Not Every Program Can be Saved

For that matter, not every program should be saved. Of course you realize I am not talking about your program, I am talking about theirs (pointing vaguely in the air at someone else).

If you live somewhere in the Charlotte area, you may have heard that the Concord and Hickory air traffic control towers are currently scheduled to be closed due to budget cuts. If anything is scheduled to be closed, it should probably not be air traffic control towers – but I suspect one of two things will happen here.

Either the traffic will do just fine by being handled at Charlotte-Douglas, perhaps with additional staff paid for by the very same people who didn’t want to pay for those towers, or someone somewhere will figure out a way to pay for these employees elsewhere. Perhaps even the individuals using the fields will do so, such as the NASCAR teams that use the Concord airport and say that they need the controllers in the first place.

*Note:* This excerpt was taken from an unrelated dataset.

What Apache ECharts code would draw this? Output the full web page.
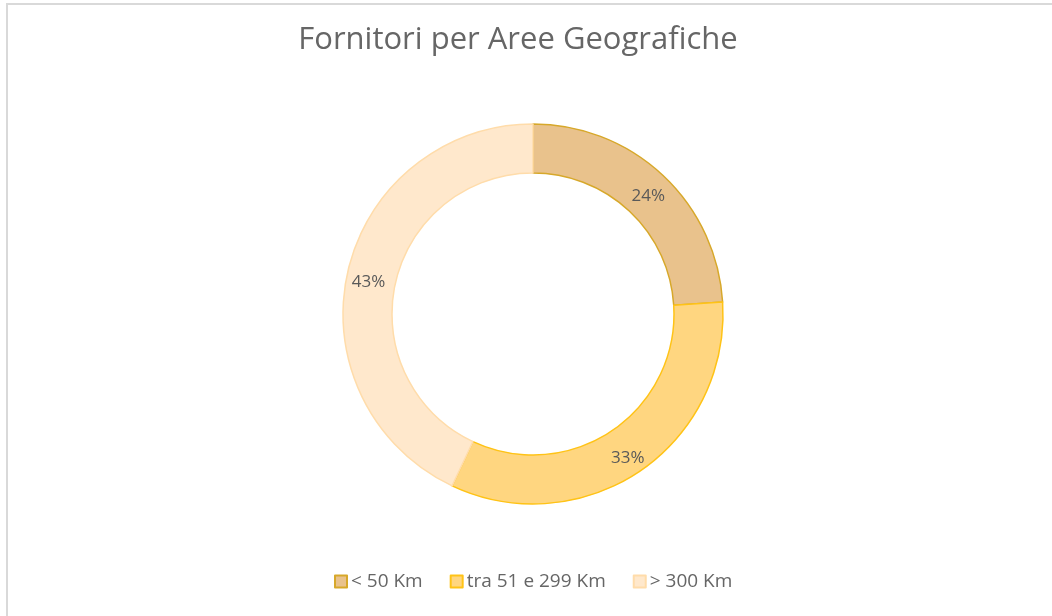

So what is the real problem? The real problem is that not every program can be saved. It is simply not possible to continue paying for everything, because the checkbook has a limit. This is a lesson that I try and teach our kids (and my wife).

Either the service is not needed, the service can be consolidated or those that use the service can pay for it themselves. There should be no need for the government to continue to pay for one thing after another, but that is exactly where we are now – it seems like the first reaction is to immediately expect them to do so.

Even online, where such things are often treated with a “hands off” policy, such responses are turning to the need of government interference. The other day a discussion on online content was met with one post after another of “the authorities need to be involved in this” and “someone needs to take this down”. Perhaps the problem is not that the content is there, but that we instead depend too much on someone else to resolve the problem.

Instead of that, maybe we shouldn’t be so gullible in thinking that typing “1” in a comment box will result in an image somehow changing into something else. Maybe instead of building a new billion-dollar stadium for a pro sports team, we should let them move. I suspect that, like other cities who have done so (see Los Angeles), we would be just fine without them.